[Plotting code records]
• • • • • • •
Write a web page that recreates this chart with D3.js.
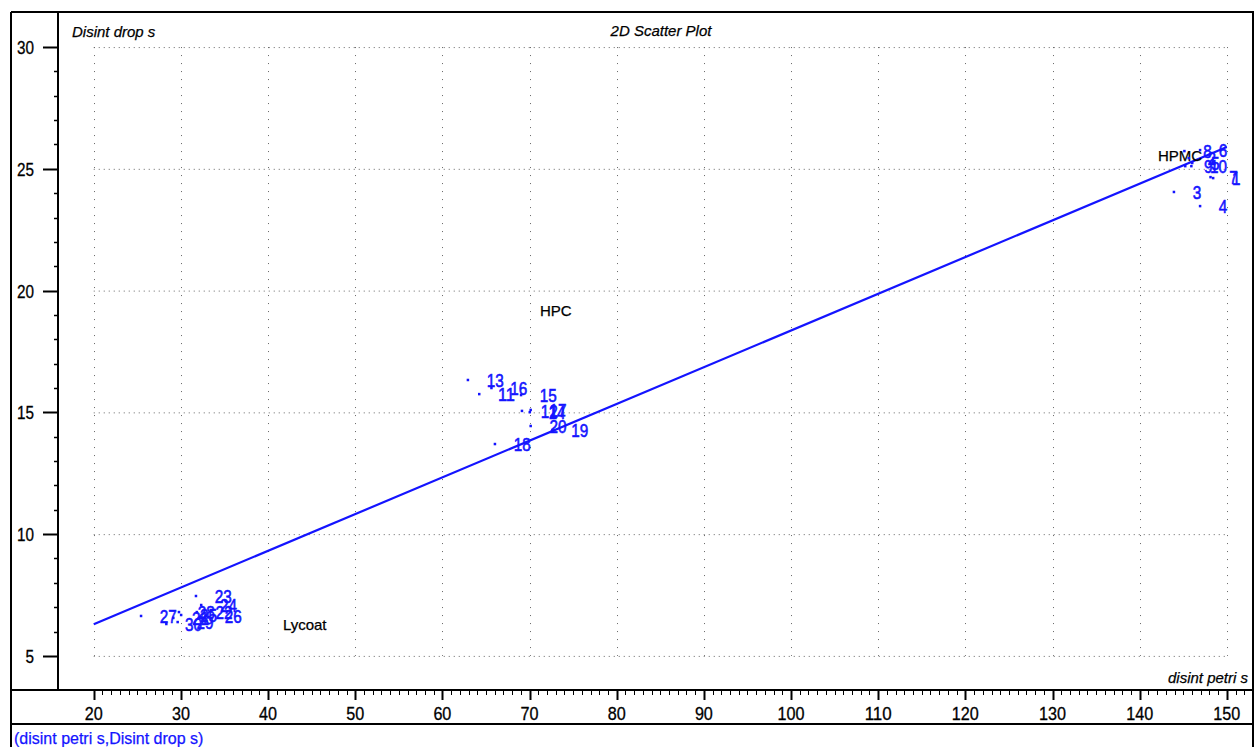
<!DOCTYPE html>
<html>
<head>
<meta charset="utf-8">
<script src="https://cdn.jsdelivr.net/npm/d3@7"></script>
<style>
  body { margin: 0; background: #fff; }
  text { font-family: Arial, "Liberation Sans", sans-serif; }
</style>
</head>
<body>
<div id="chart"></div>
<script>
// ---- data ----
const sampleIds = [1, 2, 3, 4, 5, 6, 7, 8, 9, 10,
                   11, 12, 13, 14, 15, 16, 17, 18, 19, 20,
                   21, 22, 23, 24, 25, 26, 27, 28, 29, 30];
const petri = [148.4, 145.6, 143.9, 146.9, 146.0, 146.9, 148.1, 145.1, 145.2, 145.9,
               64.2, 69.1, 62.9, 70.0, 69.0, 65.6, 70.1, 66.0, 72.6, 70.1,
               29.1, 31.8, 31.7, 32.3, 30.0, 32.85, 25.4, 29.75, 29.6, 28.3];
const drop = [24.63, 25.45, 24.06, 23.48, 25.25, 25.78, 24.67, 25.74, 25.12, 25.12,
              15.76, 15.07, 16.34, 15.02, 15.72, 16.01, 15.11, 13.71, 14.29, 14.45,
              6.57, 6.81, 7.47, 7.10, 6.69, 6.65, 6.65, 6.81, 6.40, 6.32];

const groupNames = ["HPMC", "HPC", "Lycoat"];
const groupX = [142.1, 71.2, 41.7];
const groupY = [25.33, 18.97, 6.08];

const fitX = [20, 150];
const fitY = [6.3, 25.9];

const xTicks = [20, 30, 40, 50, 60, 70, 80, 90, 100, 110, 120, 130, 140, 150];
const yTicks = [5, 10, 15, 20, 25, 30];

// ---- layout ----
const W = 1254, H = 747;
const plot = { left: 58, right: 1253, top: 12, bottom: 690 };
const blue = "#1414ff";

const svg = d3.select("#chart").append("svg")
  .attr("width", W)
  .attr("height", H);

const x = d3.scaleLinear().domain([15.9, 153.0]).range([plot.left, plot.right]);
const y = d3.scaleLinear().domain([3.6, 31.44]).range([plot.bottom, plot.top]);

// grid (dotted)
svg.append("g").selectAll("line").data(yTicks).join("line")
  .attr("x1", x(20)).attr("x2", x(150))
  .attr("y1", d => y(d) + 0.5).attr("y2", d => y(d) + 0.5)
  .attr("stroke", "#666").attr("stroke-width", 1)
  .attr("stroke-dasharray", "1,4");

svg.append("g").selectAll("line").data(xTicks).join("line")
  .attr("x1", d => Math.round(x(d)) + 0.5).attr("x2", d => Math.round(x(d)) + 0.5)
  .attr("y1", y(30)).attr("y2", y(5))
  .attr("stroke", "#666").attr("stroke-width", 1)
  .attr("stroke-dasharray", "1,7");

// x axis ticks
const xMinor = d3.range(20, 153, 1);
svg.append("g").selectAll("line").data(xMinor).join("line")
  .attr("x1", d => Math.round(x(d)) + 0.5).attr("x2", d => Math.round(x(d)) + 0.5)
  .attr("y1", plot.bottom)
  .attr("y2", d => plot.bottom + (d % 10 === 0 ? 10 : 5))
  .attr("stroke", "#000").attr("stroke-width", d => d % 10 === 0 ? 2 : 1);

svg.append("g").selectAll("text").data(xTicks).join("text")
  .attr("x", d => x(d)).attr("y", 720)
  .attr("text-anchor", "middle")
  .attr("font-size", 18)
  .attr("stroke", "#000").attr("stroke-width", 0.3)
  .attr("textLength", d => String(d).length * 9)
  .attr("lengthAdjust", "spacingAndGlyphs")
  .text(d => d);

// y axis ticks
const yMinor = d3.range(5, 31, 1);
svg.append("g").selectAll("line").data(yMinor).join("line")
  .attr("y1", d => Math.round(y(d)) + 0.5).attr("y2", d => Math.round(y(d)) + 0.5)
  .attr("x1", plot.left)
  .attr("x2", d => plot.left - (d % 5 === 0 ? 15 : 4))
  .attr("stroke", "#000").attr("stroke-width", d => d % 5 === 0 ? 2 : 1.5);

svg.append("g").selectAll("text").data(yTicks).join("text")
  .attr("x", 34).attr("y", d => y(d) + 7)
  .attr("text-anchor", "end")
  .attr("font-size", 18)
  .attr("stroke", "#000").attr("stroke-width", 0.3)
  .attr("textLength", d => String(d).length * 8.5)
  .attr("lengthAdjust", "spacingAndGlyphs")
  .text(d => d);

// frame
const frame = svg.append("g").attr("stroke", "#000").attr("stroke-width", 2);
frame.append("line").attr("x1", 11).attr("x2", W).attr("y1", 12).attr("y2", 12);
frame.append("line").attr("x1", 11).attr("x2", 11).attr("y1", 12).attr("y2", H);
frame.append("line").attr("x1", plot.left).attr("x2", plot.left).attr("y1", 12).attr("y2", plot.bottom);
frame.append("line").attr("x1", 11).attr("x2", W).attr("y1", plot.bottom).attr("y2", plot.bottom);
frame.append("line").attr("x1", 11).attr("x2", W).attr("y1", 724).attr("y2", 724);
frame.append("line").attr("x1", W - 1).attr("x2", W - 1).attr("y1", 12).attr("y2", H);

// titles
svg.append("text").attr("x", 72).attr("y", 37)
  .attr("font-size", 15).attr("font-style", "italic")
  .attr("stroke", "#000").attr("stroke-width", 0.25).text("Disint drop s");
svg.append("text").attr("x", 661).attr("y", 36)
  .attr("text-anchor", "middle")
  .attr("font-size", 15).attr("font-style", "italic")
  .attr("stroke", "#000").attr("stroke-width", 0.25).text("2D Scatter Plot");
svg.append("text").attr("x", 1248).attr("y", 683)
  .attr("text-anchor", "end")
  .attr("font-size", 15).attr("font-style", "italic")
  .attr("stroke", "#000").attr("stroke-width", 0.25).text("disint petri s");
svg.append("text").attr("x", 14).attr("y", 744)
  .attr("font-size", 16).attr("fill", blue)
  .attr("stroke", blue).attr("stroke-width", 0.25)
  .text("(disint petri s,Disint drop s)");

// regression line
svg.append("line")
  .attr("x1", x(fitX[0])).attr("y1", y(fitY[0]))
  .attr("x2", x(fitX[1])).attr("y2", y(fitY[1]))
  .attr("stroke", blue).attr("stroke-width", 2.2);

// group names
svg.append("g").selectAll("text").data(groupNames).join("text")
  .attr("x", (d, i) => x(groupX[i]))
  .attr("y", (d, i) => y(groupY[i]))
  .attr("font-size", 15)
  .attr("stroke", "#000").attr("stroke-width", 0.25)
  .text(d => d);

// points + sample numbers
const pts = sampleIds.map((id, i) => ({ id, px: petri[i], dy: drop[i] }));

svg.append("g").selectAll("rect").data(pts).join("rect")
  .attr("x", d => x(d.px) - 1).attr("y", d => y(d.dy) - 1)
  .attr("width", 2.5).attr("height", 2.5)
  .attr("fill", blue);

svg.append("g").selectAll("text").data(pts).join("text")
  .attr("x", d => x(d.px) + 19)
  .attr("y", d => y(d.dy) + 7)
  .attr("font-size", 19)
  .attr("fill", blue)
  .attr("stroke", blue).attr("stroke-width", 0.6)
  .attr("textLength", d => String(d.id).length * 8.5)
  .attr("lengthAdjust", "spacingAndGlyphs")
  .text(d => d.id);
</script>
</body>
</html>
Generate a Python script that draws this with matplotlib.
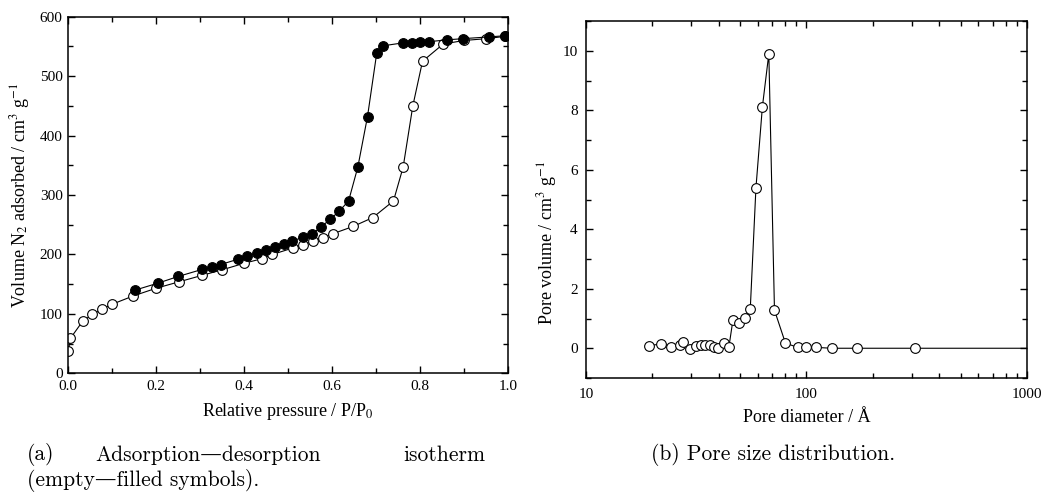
• • • • • • •
> _GIVEN INSTRUCTION_
Make an exact copy of every entry above, minus the images.

> _ANSWER TO THE PROBLEM_
Write a web page that recreates this chart with D3.js.
<!DOCTYPE html>
<html>
<head>
<meta charset="utf-8">
<script src="https://cdn.jsdelivr.net/npm/d3@7"></script>
<style>
  body { margin: 0; background: #fff; }
  text { font-family: Arial, "Liberation Sans", sans-serif; }
</style>
</head>
<body>
<div id="chart"></div>
<script>
// ---- data ----
const sampleIds = [1, 2, 3, 4, 5, 6, 7, 8, 9, 10,
                   11, 12, 13, 14, 15, 16, 17, 18, 19, 20,
                   21, 22, 23, 24, 25, 26, 27, 28, 29, 30];
const petri = [148.4, 145.6, 143.9, 146.9, 146.0, 146.9, 148.1, 145.1, 145.2, 145.9,
               64.2, 69.1, 62.9, 70.0, 69.0, 65.6, 70.1, 66.0, 72.6, 70.1,
               29.1, 31.8, 31.7, 32.3, 30.0, 32.85, 25.4, 29.75, 29.6, 28.3];
const drop = [24.63, 25.45, 24.06, 23.48, 25.25, 25.78, 24.67, 25.74, 25.12, 25.12,
              15.76, 15.07, 16.34, 15.02, 15.72, 16.01, 15.11, 13.71, 14.29, 14.45,
              6.57, 6.81, 7.47, 7.10, 6.69, 6.65, 6.65, 6.81, 6.40, 6.32];

const groupNames = ["HPMC", "HPC", "Lycoat"];
const groupX = [142.1, 71.2, 41.7];
const groupY = [25.33, 18.97, 6.08];

const fitX = [20, 150];
const fitY = [6.3, 25.9];

const xTicks = [20, 30, 40, 50, 60, 70, 80, 90, 100, 110, 120, 130, 140, 150];
const yTicks = [5, 10, 15, 20, 25, 30];

// ---- layout ----
const W = 1254, H = 747;
const plot = { left: 58, right: 1253, top: 12, bottom: 690 };
const blue = "#1414ff";

const svg = d3.select("#chart").append("svg")
  .attr("width", W)
  .attr("height", H);

const x = d3.scaleLinear().domain([15.9, 153.0]).range([plot.left, plot.right]);
const y = d3.scaleLinear().domain([3.6, 31.44]).range([plot.bottom, plot.top]);

// grid (dotted)
svg.append("g").selectAll("line").data(yTicks).join("line")
  .attr("x1", x(20)).attr("x2", x(150))
  .attr("y1", d => y(d) + 0.5).attr("y2", d => y(d) + 0.5)
  .attr("stroke", "#666").attr("stroke-width", 1)
  .attr("stroke-dasharray", "1,4");

svg.append("g").selectAll("line").data(xTicks).join("line")
  .attr("x1", d => Math.round(x(d)) + 0.5).attr("x2", d => Math.round(x(d)) + 0.5)
  .attr("y1", y(30)).attr("y2", y(5))
  .attr("stroke", "#666").attr("stroke-width", 1)
  .attr("stroke-dasharray", "1,7");

// x axis ticks
const xMinor = d3.range(20, 153, 1);
svg.append("g").selectAll("line").data(xMinor).join("line")
  .attr("x1", d => Math.round(x(d)) + 0.5).attr("x2", d => Math.round(x(d)) + 0.5)
  .attr("y1", plot.bottom)
  .attr("y2", d => plot.bottom + (d % 10 === 0 ? 10 : 5))
  .attr("stroke", "#000").attr("stroke-width", d => d % 10 === 0 ? 2 : 1);

svg.append("g").selectAll("text").data(xTicks).join("text")
  .attr("x", d => x(d)).attr("y", 720)
  .attr("text-anchor", "middle")
  .attr("font-size", 18)
  .attr("stroke", "#000").attr("stroke-width", 0.3)
  .attr("textLength", d => String(d).length * 9)
  .attr("lengthAdjust", "spacingAndGlyphs")
  .text(d => d);

// y axis ticks
const yMinor = d3.range(5, 31, 1);
svg.append("g").selectAll("line").data(yMinor).join("line")
  .attr("y1", d => Math.round(y(d)) + 0.5).attr("y2", d => Math.round(y(d)) + 0.5)
  .attr("x1", plot.left)
  .attr("x2", d => plot.left - (d % 5 === 0 ? 15 : 4))
  .attr("stroke", "#000").attr("stroke-width", d => d % 5 === 0 ? 2 : 1.5);

svg.append("g").selectAll("text").data(yTicks).join("text")
  .attr("x", 34).attr("y", d => y(d) + 7)
  .attr("text-anchor", "end")
  .attr("font-size", 18)
  .attr("stroke", "#000").attr("stroke-width", 0.3)
  .attr("textLength", d => String(d).length * 8.5)
  .attr("lengthAdjust", "spacingAndGlyphs")
  .text(d => d);

// frame
const frame = svg.append("g").attr("stroke", "#000").attr("stroke-width", 2);
frame.append("line").attr("x1", 11).attr("x2", W).attr("y1", 12).attr("y2", 12);
frame.append("line").attr("x1", 11).attr("x2", 11).attr("y1", 12).attr("y2", H);
frame.append("line").attr("x1", plot.left).attr("x2", plot.left).attr("y1", 12).attr("y2", plot.bottom);
frame.append("line").attr("x1", 11).attr("x2", W).attr("y1", plot.bottom).attr("y2", plot.bottom);
frame.append("line").attr("x1", 11).attr("x2", W).attr("y1", 724).attr("y2", 724);
frame.append("line").attr("x1", W - 1).attr("x2", W - 1).attr("y1", 12).attr("y2", H);

// titles
svg.append("text").attr("x", 72).attr("y", 37)
  .attr("font-size", 15).attr("font-style", "italic")
  .attr("stroke", "#000").attr("stroke-width", 0.25).text("Disint drop s");
svg.append("text").attr("x", 661).attr("y", 36)
  .attr("text-anchor", "middle")
  .attr("font-size", 15).attr("font-style", "italic")
  .attr("stroke", "#000").attr("stroke-width", 0.25).text("2D Scatter Plot");
svg.append("text").attr("x", 1248).attr("y", 683)
  .attr("text-anchor", "end")
  .attr("font-size", 15).attr("font-style", "italic")
  .attr("stroke", "#000").attr("stroke-width", 0.25).text("disint petri s");
svg.append("text").attr("x", 14).attr("y", 744)
  .attr("font-size", 16).attr("fill", blue)
  .attr("stroke", blue).attr("stroke-width", 0.25)
  .text("(disint petri s,Disint drop s)");

// regression line
svg.append("line")
  .attr("x1", x(fitX[0])).attr("y1", y(fitY[0]))
  .attr("x2", x(fitX[1])).attr("y2", y(fitY[1]))
  .attr("stroke", blue).attr("stroke-width", 2.2);

// group names
svg.append("g").selectAll("text").data(groupNames).join("text")
  .attr("x", (d, i) => x(groupX[i]))
  .attr("y", (d, i) => y(groupY[i]))
  .attr("font-size", 15)
  .attr("stroke", "#000").attr("stroke-width", 0.25)
  .text(d => d);

// points + sample numbers
const pts = sampleIds.map((id, i) => ({ id, px: petri[i], dy: drop[i] }));

svg.append("g").selectAll("rect").data(pts).join("rect")
  .attr("x", d => x(d.px) - 1).attr("y", d => y(d.dy) - 1)
  .attr("width", 2.5).attr("height", 2.5)
  .attr("fill", blue);

svg.append("g").selectAll("text").data(pts).join("text")
  .attr("x", d => x(d.px) + 19)
  .attr("y", d => y(d.dy) + 7)
  .attr("font-size", 19)
  .attr("fill", blue)
  .attr("stroke", blue).attr("stroke-width", 0.6)
  .attr("textLength", d => String(d.id).length * 8.5)
  .attr("lengthAdjust", "spacingAndGlyphs")
  .text(d => d.id);
</script>
</body>
</html>
Generate a Python script that draws this with matplotlib.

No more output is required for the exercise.